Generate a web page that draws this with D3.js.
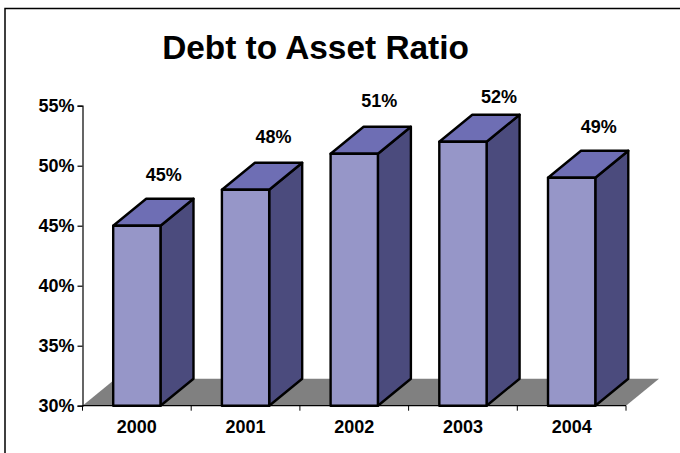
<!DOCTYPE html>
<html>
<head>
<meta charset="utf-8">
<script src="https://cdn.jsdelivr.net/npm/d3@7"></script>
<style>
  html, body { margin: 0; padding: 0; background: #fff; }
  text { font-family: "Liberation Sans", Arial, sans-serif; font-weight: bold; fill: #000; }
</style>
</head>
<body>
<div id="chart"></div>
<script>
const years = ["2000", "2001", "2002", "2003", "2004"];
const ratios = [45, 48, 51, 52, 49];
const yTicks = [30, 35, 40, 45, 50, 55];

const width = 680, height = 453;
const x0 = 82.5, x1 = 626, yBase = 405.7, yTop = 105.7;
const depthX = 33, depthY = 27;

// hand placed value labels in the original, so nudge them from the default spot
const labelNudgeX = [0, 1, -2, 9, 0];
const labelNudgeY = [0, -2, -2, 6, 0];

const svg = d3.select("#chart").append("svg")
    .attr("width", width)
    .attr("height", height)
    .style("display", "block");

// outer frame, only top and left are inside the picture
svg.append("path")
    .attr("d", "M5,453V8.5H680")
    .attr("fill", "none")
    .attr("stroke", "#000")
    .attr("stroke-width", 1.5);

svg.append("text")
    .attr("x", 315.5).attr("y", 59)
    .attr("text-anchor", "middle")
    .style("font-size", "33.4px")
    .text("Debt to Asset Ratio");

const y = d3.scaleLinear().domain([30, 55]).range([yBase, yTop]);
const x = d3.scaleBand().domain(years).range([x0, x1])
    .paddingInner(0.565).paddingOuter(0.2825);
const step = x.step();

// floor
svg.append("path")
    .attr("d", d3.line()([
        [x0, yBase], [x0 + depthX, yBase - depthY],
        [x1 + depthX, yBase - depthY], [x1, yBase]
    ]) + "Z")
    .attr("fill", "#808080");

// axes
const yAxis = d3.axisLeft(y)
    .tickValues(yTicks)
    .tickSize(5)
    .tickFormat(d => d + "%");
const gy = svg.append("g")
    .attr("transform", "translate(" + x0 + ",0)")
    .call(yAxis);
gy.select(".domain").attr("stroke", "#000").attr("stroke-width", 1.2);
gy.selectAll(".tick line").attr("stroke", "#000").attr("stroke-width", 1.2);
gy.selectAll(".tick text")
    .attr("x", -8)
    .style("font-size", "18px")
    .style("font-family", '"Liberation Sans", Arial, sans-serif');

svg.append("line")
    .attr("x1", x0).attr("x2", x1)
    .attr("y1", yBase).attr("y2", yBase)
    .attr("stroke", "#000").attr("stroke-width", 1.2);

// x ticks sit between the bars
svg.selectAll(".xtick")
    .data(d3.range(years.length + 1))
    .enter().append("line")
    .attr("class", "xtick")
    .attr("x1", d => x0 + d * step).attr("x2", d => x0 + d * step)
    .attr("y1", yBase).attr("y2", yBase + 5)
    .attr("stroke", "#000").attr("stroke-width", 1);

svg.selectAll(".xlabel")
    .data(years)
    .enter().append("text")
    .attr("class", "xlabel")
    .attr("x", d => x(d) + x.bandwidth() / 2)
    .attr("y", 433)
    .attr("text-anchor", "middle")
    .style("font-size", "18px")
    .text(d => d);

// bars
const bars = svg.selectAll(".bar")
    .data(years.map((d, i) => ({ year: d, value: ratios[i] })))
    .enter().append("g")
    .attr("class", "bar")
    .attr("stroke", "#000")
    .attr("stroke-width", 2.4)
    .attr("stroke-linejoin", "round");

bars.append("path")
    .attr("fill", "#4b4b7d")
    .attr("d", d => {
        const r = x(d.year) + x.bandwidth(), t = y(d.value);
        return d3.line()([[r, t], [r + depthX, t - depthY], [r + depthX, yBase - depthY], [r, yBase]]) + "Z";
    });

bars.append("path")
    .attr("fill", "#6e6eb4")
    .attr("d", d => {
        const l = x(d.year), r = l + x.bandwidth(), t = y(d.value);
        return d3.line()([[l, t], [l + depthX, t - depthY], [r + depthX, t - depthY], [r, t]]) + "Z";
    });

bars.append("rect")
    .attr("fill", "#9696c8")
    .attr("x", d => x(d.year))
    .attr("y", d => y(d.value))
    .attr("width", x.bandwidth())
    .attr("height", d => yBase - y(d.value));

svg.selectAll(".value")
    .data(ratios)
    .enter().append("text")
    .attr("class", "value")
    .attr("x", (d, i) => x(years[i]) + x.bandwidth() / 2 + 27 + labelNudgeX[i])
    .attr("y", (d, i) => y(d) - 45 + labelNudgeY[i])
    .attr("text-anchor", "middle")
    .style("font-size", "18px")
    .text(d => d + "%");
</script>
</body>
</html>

■ ■ ■ ■ ■

| Work instructions |
Pictures excluded, quote all the data above exactly.

| Result of this task |
Generate a web page that draws this with D3.js.
<!DOCTYPE html>
<html>
<head>
<meta charset="utf-8">
<script src="https://cdn.jsdelivr.net/npm/d3@7"></script>
<style>
  html, body { margin: 0; padding: 0; background: #fff; }
  text { font-family: "Liberation Sans", Arial, sans-serif; font-weight: bold; fill: #000; }
</style>
</head>
<body>
<div id="chart"></div>
<script>
const years = ["2000", "2001", "2002", "2003", "2004"];
const ratios = [45, 48, 51, 52, 49];
const yTicks = [30, 35, 40, 45, 50, 55];

const width = 680, height = 453;
const x0 = 82.5, x1 = 626, yBase = 405.7, yTop = 105.7;
const depthX = 33, depthY = 27;

// hand placed value labels in the original, so nudge them from the default spot
const labelNudgeX = [0, 1, -2, 9, 0];
const labelNudgeY = [0, -2, -2, 6, 0];

const svg = d3.select("#chart").append("svg")
    .attr("width", width)
    .attr("height", height)
    .style("display", "block");

// outer frame, only top and left are inside the picture
svg.append("path")
    .attr("d", "M5,453V8.5H680")
    .attr("fill", "none")
    .attr("stroke", "#000")
    .attr("stroke-width", 1.5);

svg.append("text")
    .attr("x", 315.5).attr("y", 59)
    .attr("text-anchor", "middle")
    .style("font-size", "33.4px")
    .text("Debt to Asset Ratio");

const y = d3.scaleLinear().domain([30, 55]).range([yBase, yTop]);
const x = d3.scaleBand().domain(years).range([x0, x1])
    .paddingInner(0.565).paddingOuter(0.2825);
const step = x.step();

// floor
svg.append("path")
    .attr("d", d3.line()([
        [x0, yBase], [x0 + depthX, yBase - depthY],
        [x1 + depthX, yBase - depthY], [x1, yBase]
    ]) + "Z")
    .attr("fill", "#808080");

// axes
const yAxis = d3.axisLeft(y)
    .tickValues(yTicks)
    .tickSize(5)
    .tickFormat(d => d + "%");
const gy = svg.append("g")
    .attr("transform", "translate(" + x0 + ",0)")
    .call(yAxis);
gy.select(".domain").attr("stroke", "#000").attr("stroke-width", 1.2);
gy.selectAll(".tick line").attr("stroke", "#000").attr("stroke-width", 1.2);
gy.selectAll(".tick text")
    .attr("x", -8)
    .style("font-size", "18px")
    .style("font-family", '"Liberation Sans", Arial, sans-serif');

svg.append("line")
    .attr("x1", x0).attr("x2", x1)
    .attr("y1", yBase).attr("y2", yBase)
    .attr("stroke", "#000").attr("stroke-width", 1.2);

// x ticks sit between the bars
svg.selectAll(".xtick")
    .data(d3.range(years.length + 1))
    .enter().append("line")
    .attr("class", "xtick")
    .attr("x1", d => x0 + d * step).attr("x2", d => x0 + d * step)
    .attr("y1", yBase).attr("y2", yBase + 5)
    .attr("stroke", "#000").attr("stroke-width", 1);

svg.selectAll(".xlabel")
    .data(years)
    .enter().append("text")
    .attr("class", "xlabel")
    .attr("x", d => x(d) + x.bandwidth() / 2)
    .attr("y", 433)
    .attr("text-anchor", "middle")
    .style("font-size", "18px")
    .text(d => d);

// bars
const bars = svg.selectAll(".bar")
    .data(years.map((d, i) => ({ year: d, value: ratios[i] })))
    .enter().append("g")
    .attr("class", "bar")
    .attr("stroke", "#000")
    .attr("stroke-width", 2.4)
    .attr("stroke-linejoin", "round");

bars.append("path")
    .attr("fill", "#4b4b7d")
    .attr("d", d => {
        const r = x(d.year) + x.bandwidth(), t = y(d.value);
        return d3.line()([[r, t], [r + depthX, t - depthY], [r + depthX, yBase - depthY], [r, yBase]]) + "Z";
    });

bars.append("path")
    .attr("fill", "#6e6eb4")
    .attr("d", d => {
        const l = x(d.year), r = l + x.bandwidth(), t = y(d.value);
        return d3.line()([[l, t], [l + depthX, t - depthY], [r + depthX, t - depthY], [r, t]]) + "Z";
    });

bars.append("rect")
    .attr("fill", "#9696c8")
    .attr("x", d => x(d.year))
    .attr("y", d => y(d.value))
    .attr("width", x.bandwidth())
    .attr("height", d => yBase - y(d.value));

svg.selectAll(".value")
    .data(ratios)
    .enter().append("text")
    .attr("class", "value")
    .attr("x", (d, i) => x(years[i]) + x.bandwidth() / 2 + 27 + labelNudgeX[i])
    .attr("y", (d, i) => y(d) - 45 + labelNudgeY[i])
    .attr("text-anchor", "middle")
    .style("font-size", "18px")
    .text(d => d + "%");
</script>
</body>
</html>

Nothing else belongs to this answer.